La dynastie Yuan (1271-1368) établit deux bureaux concurrents à Pékin : l’un tenu par des chinois et l’autre par des musulmans.
La dynastie Qing (1644-1911) donna la direction du Bureau d’astronomie au père jésuite Johann Adam Schall von Bell en 1630, puis ce fut le tour de Ferdinand Verbiest en 1668.
En 1928, le gouvernement de la République de Chine s’installa à Nankin et transféra les fonctions de l’ancien observatoire de Pékin à l’Observatoire de la Montagne Pourpre (紫金山天文台) dans la nouvelle capitale.
En 1949, la République populaire rétablit Pékin comme capitale, mais
- Nankin conserva le Bureau des éphémérides et des références astronomiques de l’Observatoire de la Montagne Pourpre (中国科学院紫金山天文台历算和天文参考系研究团组).
- Xi’an accueillit le Service de l’heure légale (国家授时中心) dépendant de l’Observatoire du mont Lishan (骊山天文台).
JL : Les missionnaires jésuites réformèrent-ils le calendrier chinois au XVIIe siècle ?

Non ! En fait, l’année solaire du calendrier grégorien édicté par Rome en 1582 avait la même durée à quelques secondes près que celle du calendrier établi en 1280 par Guo Shoujing. Ainsi le calendrier occidental n’avait rien d’innovant dans les pays d’Asie qui utilisaient l’art calendaire chinois. Icii nous ne nous perdrons pas dans des conjectures invérifiables au sujet de l’origine de la durée de l’année solaire chez Guo Shoujing et chez les Européens. Nous soulignons simplement que le calendrier européen n’était ni plus précis ni plus efficace que le chinois, et donc que l’apport des jésuites était ailleurs : leurs tables trigonométriques et le modèle du système solaire de Tycho Brahe évitèrent (généralement mais pas toujours) des erreurs dans le calcul des dates et horaires des équinoxes, des solstices et des éclipses. C’est du moins ce qu’il ressort des quelques sections restantes des Traités calendaire du règne Chongzhen (崇祯历书) attribués à Xu Guangqi (1562-1633) et Johann Adam Schall von Bell (1592-1666).
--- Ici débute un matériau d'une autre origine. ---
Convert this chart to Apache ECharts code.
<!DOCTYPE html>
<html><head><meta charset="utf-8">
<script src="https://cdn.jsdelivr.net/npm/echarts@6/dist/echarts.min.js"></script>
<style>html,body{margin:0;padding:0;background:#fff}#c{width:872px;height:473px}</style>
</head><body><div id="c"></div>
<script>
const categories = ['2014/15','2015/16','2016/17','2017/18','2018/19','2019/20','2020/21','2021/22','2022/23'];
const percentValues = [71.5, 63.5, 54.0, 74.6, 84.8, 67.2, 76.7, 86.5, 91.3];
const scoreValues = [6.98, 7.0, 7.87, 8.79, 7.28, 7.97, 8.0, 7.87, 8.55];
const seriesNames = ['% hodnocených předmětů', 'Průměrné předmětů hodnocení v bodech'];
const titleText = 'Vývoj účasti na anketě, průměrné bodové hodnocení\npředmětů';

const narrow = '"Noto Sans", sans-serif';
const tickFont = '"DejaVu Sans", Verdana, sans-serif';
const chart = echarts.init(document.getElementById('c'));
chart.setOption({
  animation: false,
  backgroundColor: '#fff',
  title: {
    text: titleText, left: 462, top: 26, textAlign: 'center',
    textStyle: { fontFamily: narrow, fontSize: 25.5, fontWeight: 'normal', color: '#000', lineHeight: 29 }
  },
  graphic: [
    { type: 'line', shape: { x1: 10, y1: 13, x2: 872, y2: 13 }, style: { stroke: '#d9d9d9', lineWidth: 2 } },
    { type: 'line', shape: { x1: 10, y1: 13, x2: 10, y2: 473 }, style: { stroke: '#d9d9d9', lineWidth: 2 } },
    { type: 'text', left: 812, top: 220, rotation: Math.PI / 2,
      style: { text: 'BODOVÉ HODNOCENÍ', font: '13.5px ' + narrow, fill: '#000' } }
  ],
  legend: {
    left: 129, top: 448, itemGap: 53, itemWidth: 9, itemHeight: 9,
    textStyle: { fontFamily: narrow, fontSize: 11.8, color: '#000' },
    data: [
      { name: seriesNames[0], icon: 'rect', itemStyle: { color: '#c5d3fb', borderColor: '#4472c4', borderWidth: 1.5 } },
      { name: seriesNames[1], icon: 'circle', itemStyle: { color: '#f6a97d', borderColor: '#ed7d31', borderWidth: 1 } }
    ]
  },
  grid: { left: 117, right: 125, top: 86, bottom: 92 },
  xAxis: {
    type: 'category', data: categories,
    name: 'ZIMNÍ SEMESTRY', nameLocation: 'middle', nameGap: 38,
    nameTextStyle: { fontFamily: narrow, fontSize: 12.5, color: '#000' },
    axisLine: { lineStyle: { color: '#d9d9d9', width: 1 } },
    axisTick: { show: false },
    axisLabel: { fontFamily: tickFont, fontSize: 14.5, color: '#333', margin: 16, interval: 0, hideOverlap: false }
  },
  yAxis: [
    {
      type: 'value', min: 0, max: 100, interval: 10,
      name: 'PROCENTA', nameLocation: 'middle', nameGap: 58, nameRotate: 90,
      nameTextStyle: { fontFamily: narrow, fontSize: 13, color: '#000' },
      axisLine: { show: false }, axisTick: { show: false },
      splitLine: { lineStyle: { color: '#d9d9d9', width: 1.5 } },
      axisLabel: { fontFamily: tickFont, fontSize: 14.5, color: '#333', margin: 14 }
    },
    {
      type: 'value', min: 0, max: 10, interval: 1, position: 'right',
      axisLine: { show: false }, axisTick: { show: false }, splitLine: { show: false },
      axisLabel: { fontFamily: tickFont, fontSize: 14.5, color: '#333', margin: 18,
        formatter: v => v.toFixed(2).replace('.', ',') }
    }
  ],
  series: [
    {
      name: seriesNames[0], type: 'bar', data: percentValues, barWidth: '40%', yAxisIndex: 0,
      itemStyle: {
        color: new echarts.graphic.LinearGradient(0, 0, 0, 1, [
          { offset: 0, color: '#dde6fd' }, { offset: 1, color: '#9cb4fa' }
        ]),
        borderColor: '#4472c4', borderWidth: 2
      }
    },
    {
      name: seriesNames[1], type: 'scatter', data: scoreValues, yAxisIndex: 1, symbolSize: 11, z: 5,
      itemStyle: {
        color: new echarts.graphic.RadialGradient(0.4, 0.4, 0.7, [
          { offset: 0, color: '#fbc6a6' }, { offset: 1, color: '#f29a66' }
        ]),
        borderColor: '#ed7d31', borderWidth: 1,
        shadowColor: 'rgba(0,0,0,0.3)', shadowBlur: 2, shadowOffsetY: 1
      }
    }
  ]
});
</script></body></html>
Pourtant, certains jésuites, moins forts que d’autres, commirent des erreurs de calculs et minèrent ainsi la confiance que leur accordait l’État chinois. L’occurrence la plus célèbre eut lieu en 1711, quand l’empereur Kangxi (féru de mathématiques et d’astronomie) observa lui-même l’horaire du solstice d’été et constata un décalage de quelques dizaines de minutes par rapport à la prévision du Bureau d’astronomie alors sous la direction du jésuite Kilian Stumpf (1655-1720), un scandale rapporté par Jean-François Foucquet (1665-1741). Lui, pour restaurer un prestige perdu, présenta à Kangxi les méthodes de calcul associées au modèle héliocentrique copernicien qui avait fini par supplanter le modèle de Tycho Brahe en Europe. Les fonctionnaires jésuites du Bureau d’astronomie gardèrent leurs postes de justesse. Quant à l’empereur mathématicien Kangxi, il forma en personne des jeunes mathématiciens chinois afin qu’ils assimilent le calcul à l’européenne, sans toutefois réussir à initier une révolution scientifique de ce côté de l’Eurasie.
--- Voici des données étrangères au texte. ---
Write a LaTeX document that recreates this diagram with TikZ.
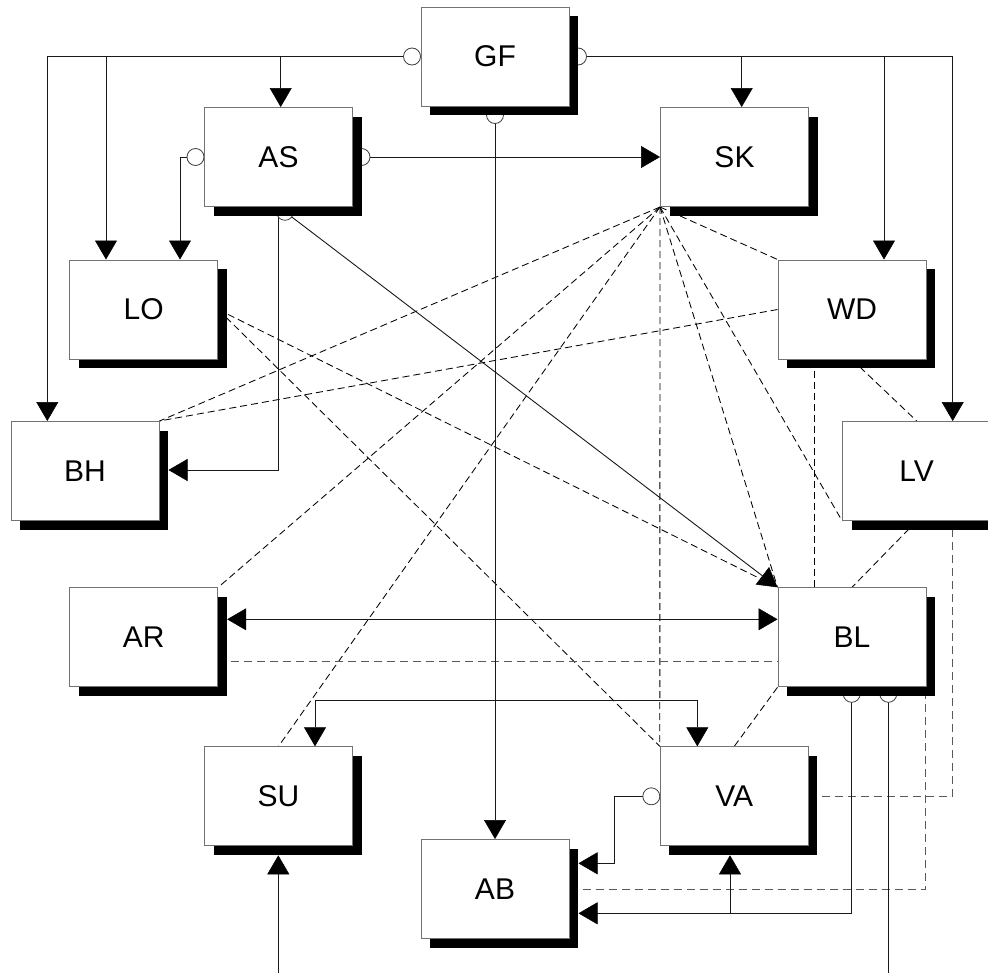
\documentclass[tikz,border=0pt]{standalone}
\usepackage{fontspec}
\setmainfont{Liberation Sans}
\usetikzlibrary{arrows.meta,shadows}
\pgfdeclarelayer{bg}
\pgfdeclarelayer{mid}
\pgfsetlayers{bg,mid,main}
\begin{document}
\begin{tikzpicture}[x=1pt,y=-1pt,
  box/.style={draw=black!55, line width=1pt, fill=white, minimum width=148pt, minimum height=99pt, inner sep=0pt,
    font=\fontsize{30}{36}\selectfont,
    general shadow={fill=black, shadow xshift=9pt, shadow yshift=-9pt}},
  lolli/.style={circle, draw=black!75, line width=0.8pt, fill=white, minimum size=17pt, inner sep=0pt},
  conn/.style={draw=black!90, line width=0.9pt},
  tip/.tip={Triangle[length=19pt,width=22pt,color=black,fill=black,line width=0.5pt]},
  arr/.style={conn, -tip},
  arrr/.style={conn, tip-tip},
  dl/.style={draw=black, line width=0.85pt, dash pattern=on 7pt off 4pt},
  gdl/.style={draw=black!65, line width=1pt, dash pattern=on 8pt off 5pt},
]
\useasboundingbox (0,0) rectangle (988,972);

% boxes
\node[box] (GF) at (495,56.5) {GF};
\node[box] (AS) at (278.5,157) {AS};
\node[box] (SK) at (734.5,157) {SK};
\node[box] (LO) at (143.7,309.5) {LO};
\node[box] (WD) at (852,309.5) {WD};
\node[box] (BH) at (85,471) {BH};
\node[box] (LV) at (916.7,471) {LV};
\node[box] (AR) at (143.7,637.3) {AR};
\node[box] (BL) at (852,637.3) {BL};
\node[box] (SU) at (278.5,796.3) {SU};
\node[box] (VA) at (734.3,796.3) {VA};
\node[box] (AB) at (495,889) {AB};

% lollipop circles
\begin{pgfonlayer}{mid}
\node[lolli] (cGFw) at ([xshift=-8.5pt]GF.west) {};
\node[lolli] (cGFe) at ([xshift=8.5pt]GF.east) {};
\node[lolli] (cGFs) at ([yshift=-8.5pt]GF.south) {};
\node[lolli] (cASw) at ([xshift=-8.5pt]AS.west) {};
\node[lolli] (cASe) at ([xshift=8.5pt]AS.east) {};
\node[lolli] (cASs) at ([xshift=6.5pt,yshift=-4.8pt]AS.south) {};
\node[lolli] (cBL1) at ([xshift=-0.3pt,yshift=-6.5pt]BL.south) {};
\node[lolli] (cBL2) at ([xshift=36.3pt,yshift=-6.5pt]BL.south) {};
\node[lolli] (cVAw) at ([xshift=-8.5pt]VA.west) {};
\end{pgfonlayer}

% helper coordinates
\coordinate (bhT) at ([xshift=-37.7pt]BH.north);
\coordinate (loT1) at ([xshift=-37.7pt]LO.north);
\coordinate (asT) at ([xshift=2.2pt]AS.north);
\coordinate (lvT) at ([xshift=36pt]LV.north);
\coordinate (skT) at ([xshift=7.2pt]SK.north);
\coordinate (wdT) at ([xshift=32pt]WD.north);
\coordinate (loT2) at ([xshift=36.3pt]LO.north);
\coordinate (asB) at ([xshift=-0.2pt]AS.south);
\coordinate (bhE) at ([xshift=9pt,yshift=1pt]BH.east);
\coordinate (arE) at ([xshift=9pt,yshift=18pt]AR.east);
\coordinate (blW) at ([yshift=18pt]BL.west);
\coordinate (suT) at ([xshift=36.5pt]SU.north);
\coordinate (vaT) at ([xshift=-37pt]VA.north);
\coordinate (inSU) at (278.3,976);
\coordinate (suB) at ([xshift=-0.2pt,yshift=-9pt]SU.south);
\coordinate (outBL) at (888.3,976);
\coordinate (abE2) at ([xshift=9pt,yshift=-24.3pt]AB.east);
\coordinate (vaB) at ([xshift=-4.3pt,yshift=-9pt]VA.south);
\coordinate (abE1) at ([xshift=9pt,yshift=25.7pt]AB.east);
\coordinate (wdB) at ([xshift=-37.7pt]WD.south);
\coordinate (blT) at ([xshift=-37.7pt]BL.north);
\coordinate (arE2) at ([yshift=-24.4pt]AR.east);
\coordinate (blW2) at ([yshift=-24.4pt]BL.west);
\coordinate (lvB) at ([xshift=36pt]LV.south);
\coordinate (blSE) at ([xshift=-1.3pt]BL.south east);

\begin{pgfonlayer}{bg}
% dashed relations
\draw[dl] (SK.south west) -- (BH.north east);
\draw[dl] (WD.west) -- (BH.north east);
\draw[dl] (SK.south west) -- (AR.north east);
\draw[dl] (SK.south west) -- (SU.north);
\draw[dl] (SK.south west) -- (VA.north west);
\draw[dl] (SK.south west) -- (WD.north west);
\draw[dl] (SK.south west) -- (LV.south west);
\draw[dl] (SK.south west) -- (BL.north west);
\draw[dl] (LO.east) -- (BL.north west);
\draw[dl] (LO.east) -- (VA.north west);
\draw[dl] (wdB) -- (blT);
\draw[dl] (WD.south) -- (LV.north);
\draw[dl] (LV.south) -- (BL.north);
\draw[dl] (BL.south west) -- (VA.north);
\draw[gdl] (arE2) -- (blW2);
\draw[gdl] (VA.east) -| (lvB);
\draw[gdl] (AB.east) -| (blSE);

% GF outputs
\draw[arr] (cGFw.center) -| (bhT);
\draw[arr] (loT1 |- cGFw) -- (loT1);
\draw[arr] (asT |- cGFw) -- (asT);
\draw[arr] (cGFe.center) -| (lvT);
\draw[arr] (skT |- cGFe) -- (skT);
\draw[arr] (wdT |- cGFe) -- (wdT);
\draw[arr] (cGFs.center) -- (AB.north);

% AS outputs
\draw[arr] (cASe.center) -- (SK.west);
\draw[arr] (cASw.center) -| (loT2);
\draw[arr] (asB |- cASs) |- (bhE);
\draw[arr] (cASs.center) -- (BL.north west);

% AR <-> BL
\draw[arrr] (arE) -- (blW);

% SU <-> VA
\draw[arrr] (suT) -- ++(0,-46) -| (vaT);

% external
\draw[arr] (inSU) -- (suB);
\draw[conn] (cBL2.center) -- (outBL);

% BL -> AB, VA
\draw[arr] (cBL1.center) |- (abE2);
\draw[arr] (vaB |- abE2) -- (vaB);

% VA -> AB
\draw[arr] (cVAw.center) -- ++(-36.7,0) |- (abE1);
\end{pgfonlayer}
\end{tikzpicture}
\end{document}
[Mise à jour le 20 décembre 2025.]
Références :
- Anicotte, Rémi (2022) Six chapitres d’histoire de Chine.
- Anicotte, Rémi, Dong Juan, Xu Changming (2021) Mathematics in Chinese – Mathématiques en chinois (3e édition).
- Anicotte, Rémi (2019) Le Livre sur les calculs effectués avec des bâtonnets – Un manuscrit du -IIe siècle excavé à Zhangjiashan. Paris: Presses de l’Inalco.
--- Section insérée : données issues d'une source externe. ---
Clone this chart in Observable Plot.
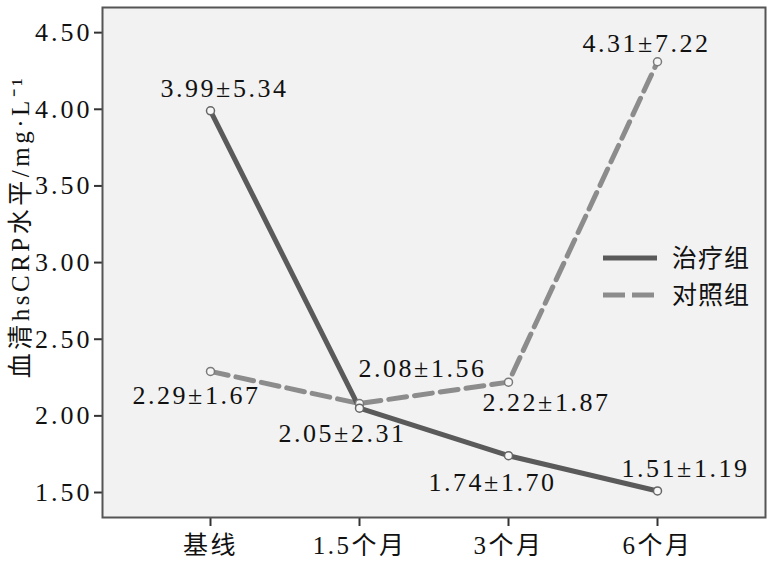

- Chu, Pingyi [祝平一] (2007) «Archiving Knowledge: A Life History of the Calendrical Treatises of the Chongzhen Reign (Chongzhen lishu)», in: Extrême-Orient, Extrême-Occident, hors série « Qu’était-ce qu’écrire une encyclopédie en Chine ? / What dit it mean to write an encyclopedia in China? » pp.159-184.
- Foucquet, Jean-François (posthume 2019) Lettres de Chine à sa famille 1698-1721. Paris: Mercure de France.
- Li, Liang [李亮] (éd., 2021) 岛根图书馆藏本《崇祯历书》未刊与补遗汇编 [Collation du «Chongzhen lishu» manuscrit de la bibliothèque de l’Université de Shimane au Japon]. Changsha : 湖南科技出版社 [Hunan Science and Technology Press].
- Sivin, Nathan (2009) Granting the Seasons: The Chinese Astronomical Reform of 1280, With a Study of its Many Dimensions and a Translation of its Records. Springer.